When the countries were united in 1707 the monarchs were settled in England and Scotland was often ignored by the monarchs. They have followed the English system of numbering kings. The first thee kings of the House of Hanover did not have a problem with their regnal number since neither England or Scotland had kings named George before. There seems to be no controversy in Scotland with William IV and his regnal umber. The first time we begin to see some conflict is with the reigns of both Edward VII and Edward VIII. In Scotland there were times thier regnal numbers were omitted even in the Scottish Church. This issue did become more prominent with the reign of Elizabeth II. Since Elizabeth I of England never ruled over Scotland many in Scotland did not think she should be called Elizabeth II in Scotland. Many things such as mailboxes carrying the II in the royal cypher were defaced or destroyed. This is what prompted Winston Churchill to offer the solution that he did.

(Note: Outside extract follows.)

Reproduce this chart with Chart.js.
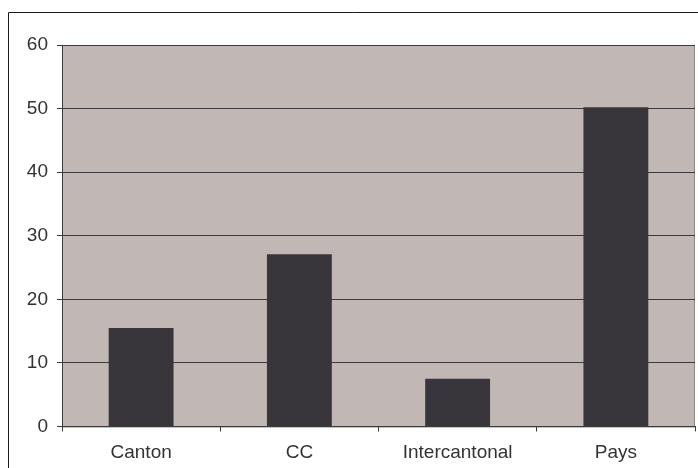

If the new baby prince is named James he will be called James VIII of the United Kingdom of Great Britain instead of James III. The name also carries a little controversy seeing that the pretender to the throne, James Francis, son of deposed king James II-VII of England and Scotland was also called James III-VIII by himself and his supporters. But that was centuries ago I am sure there wouldn’t be a problem now. It also follows that if the prince is named Richard, he will be Richard IV since there was not one named Richard who was king of Scotland. However, if he is named Robert or Alexander he would be Robert IV or Alexander IV since there have been three kings of Scotland with that name respectively.
Although we cannot predict the future the new little prince will not sit on the throne for a very long long time. Her Majesty the Queen is still going strong at the age of 87. Her son, the Prince of Wales is also healthy at the age of 64 and at the age of 31 the Duke of Cambridge will also likely see a long life. So it is possible that the new royal prince will not sit on the throne until he is in his 50s or 60s.
It will be interesting to see what the new baby will be named. Whatever the name shall be I wish the new baby prince a long healthy and happy life!